WISCAP is especially appreciative of the prominent role the Wisconsin Congressional delegation has played in the bill’s advance. Representative Sean Duffy, Chair of the Housing and Insurance Subcommittee voted in favor of the bill and Representatives Marc Pocan and Gwen Moore are among the earliest co-sponsors of the legislation. Additionally, Senator Tami Baldwin is a co-sponsor of the Senate version (S. 611). WISCAP and the growing list of national, state, and local organizations supporting this legislation urge the full Wisconsin delegation to support the Act.

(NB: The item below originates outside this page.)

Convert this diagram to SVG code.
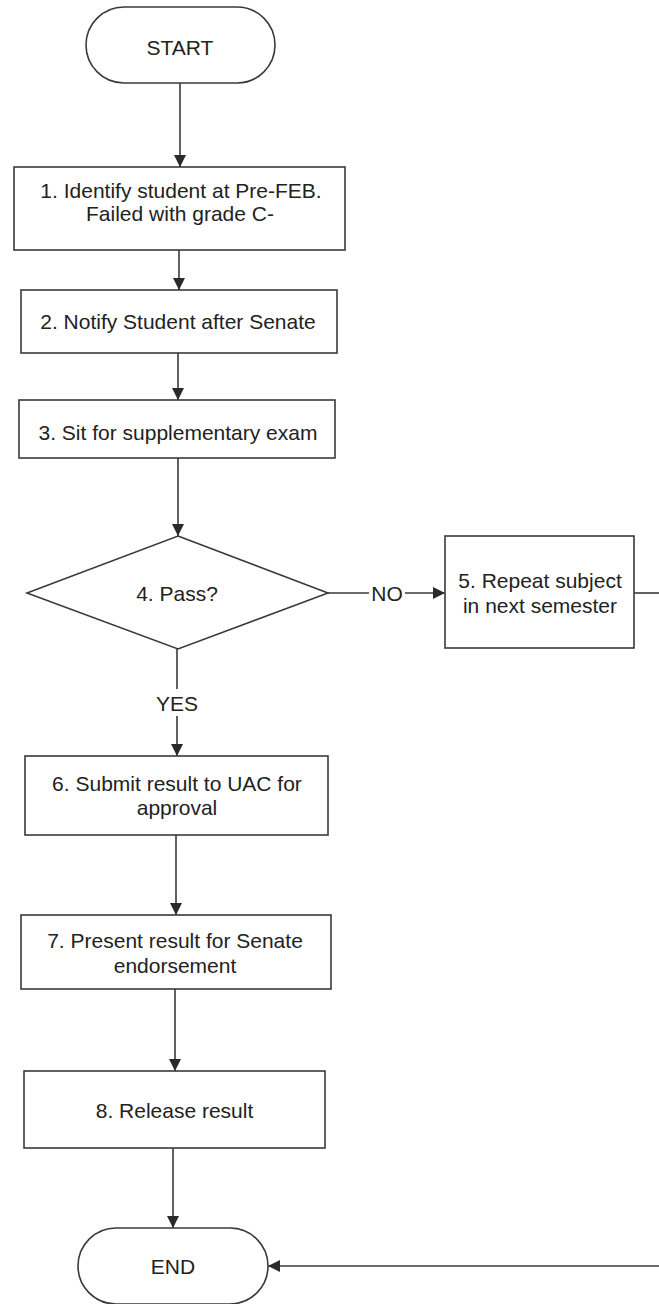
<svg xmlns="http://www.w3.org/2000/svg" width="659" height="1304" viewBox="0 0 659 1304">
<defs>
<style>
.shape{fill:#fff;stroke:#3a3a3a;stroke-width:1.6}
.t{font-family:"Liberation Sans",Arial,sans-serif;font-size:21px;fill:#222;text-anchor:middle}
.c{fill:none;stroke:#3a3a3a;stroke-width:1.6}
.lbl{font-family:"Liberation Sans",Arial,sans-serif;font-size:21px;fill:#222;text-anchor:middle}
</style>
<marker id="arr" viewBox="0 0 12 12" refX="12" refY="6" markerWidth="12" markerHeight="12" markerUnits="userSpaceOnUse" orient="auto">
<path d="M0,0 L12,6 L0,12 Z" fill="#2a2a2a"/>
</marker>
</defs>
<rect width="659" height="1304" fill="#fff"/>
<g id="connectors">
<line class="c" x1="180" y1="83" x2="180" y2="167" marker-end="url(#arr)"/>
<line class="c" x1="179" y1="250" x2="179" y2="290" marker-end="url(#arr)"/>
<line class="c" x1="178" y1="353" x2="178" y2="400" marker-end="url(#arr)"/>
<line class="c" x1="178" y1="458" x2="178" y2="536" marker-end="url(#arr)"/>
<line class="c" x1="328" y1="593" x2="369" y2="593"/>
<line class="c" x1="405" y1="593" x2="445" y2="593" marker-end="url(#arr)"/>
<text class="lbl" x="387" y="600.5">NO</text>
<line class="c" x1="634" y1="593" x2="659" y2="593"/>
<line class="c" x1="177" y1="649" x2="177" y2="689"/>
<line class="c" x1="177" y1="716" x2="177" y2="756" marker-end="url(#arr)"/>
<text class="lbl" x="177" y="710.5">YES</text>
<line class="c" x1="176" y1="835" x2="176" y2="915" marker-end="url(#arr)"/>
<line class="c" x1="175" y1="989" x2="175" y2="1071" marker-end="url(#arr)"/>
<line class="c" x1="173" y1="1148" x2="173" y2="1228" marker-end="url(#arr)"/>
<line class="c" x1="659" y1="1266" x2="268" y2="1266" marker-end="url(#arr)"/>
</g>
<g id="start">
<rect class="shape" x="86" y="7" width="189" height="76" rx="38" ry="38"/>
<text class="t" x="180" y="54.5">START</text>
</g>
<g id="step1">
<rect class="shape" x="14" y="167" width="331" height="83"/>
<text class="t" x="181" y="197.5">1. Identify student at Pre-FEB.</text>
<text class="t" x="180" y="221">Failed with grade C-</text>
</g>
<g id="step2">
<rect class="shape" x="21" y="290" width="316" height="63"/>
<text class="t" x="178" y="329">2. Notify Student after Senate</text>
</g>
<g id="step3">
<rect class="shape" x="19" y="400" width="316" height="58"/>
<text class="t" x="178" y="440">3. Sit for supplementary exam</text>
</g>
<g id="step4">
<polygon class="shape" points="178,536 328,593 178,649 27,593"/>
<text class="t" x="177" y="600.5">4. Pass?</text>
</g>
<g id="step5">
<rect class="shape" x="445" y="536" width="189" height="112"/>
<text class="t" x="540" y="587.5">5. Repeat subject</text>
<text class="t" x="540" y="612.5">in next semester</text>
</g>
<g id="step6">
<rect class="shape" x="25" y="756" width="303" height="79"/>
<text class="t" x="177" y="790.5">6. Submit result to UAC for</text>
<text class="t" x="177" y="814.5">approval</text>
</g>
<g id="step7">
<rect class="shape" x="21" y="915" width="310" height="74"/>
<text class="t" x="175" y="947.5">7. Present result for Senate</text>
<text class="t" x="175" y="972.5">endorsement</text>
</g>
<g id="step8">
<rect class="shape" x="24" y="1071" width="301" height="77"/>
<text class="t" x="174.5" y="1117.5">8. Release result</text>
</g>
<g id="end">
<rect class="shape" x="78" y="1228" width="190" height="76" rx="38" ry="38"/>
<text class="t" x="173" y="1273.5">END</text>
</g>
</svg>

Nationwide, schools and early childhood programs are showing significant increases in homelessness. During the 2016-17 school year in Wisconsin, 19,264 homeless children and youth were enrolled in public schools, of which 77% were staying with others temporarily due to lack of alternatives, and 7% were in motels, when they were identified as homeless. Therefore, 84% of the homeless children and youth in WI schools are not considered homeless under the U.S. Department of Housing and Urban Development (HUD) definition.

Currently, most federal child and youth programs, including early childhood programs and public schools, recognize all of the forms of homelessness that children and youth experience. However, HUD does not. Instead, HUD homeless assistance eligibility criteria exclude some of the most vulnerable homeless children and youth from accessing the programs and services that they need. By aligning HUD criteria with other federal programs, it would allow communities to identify those most in need of assistance and ensure that resources are used most efficiently to prevent and end homelessness.

WISCAP sees this legislation as a necessary change. Community action agencies throughout Wisconsin provide a wide range of programs and services that help individuals and families achieve self-sufficiency. Yet, these same agencies are often unable to provide critical housing assistance due to restrictive definitions. According to WISCAP Executive Director Brad Paul, “since 2001, as consecutive administrations have attempted to “end” homelessness for certain populations, family and youth homelessness has reached record levels in many cities. Homelessness in rural and suburban areas has grown, too, but remains largely hidden and often ignored. HCYA would finally acknowledge a more accurate picture of homelessness, enabling local innovation and leveraging of new resources.”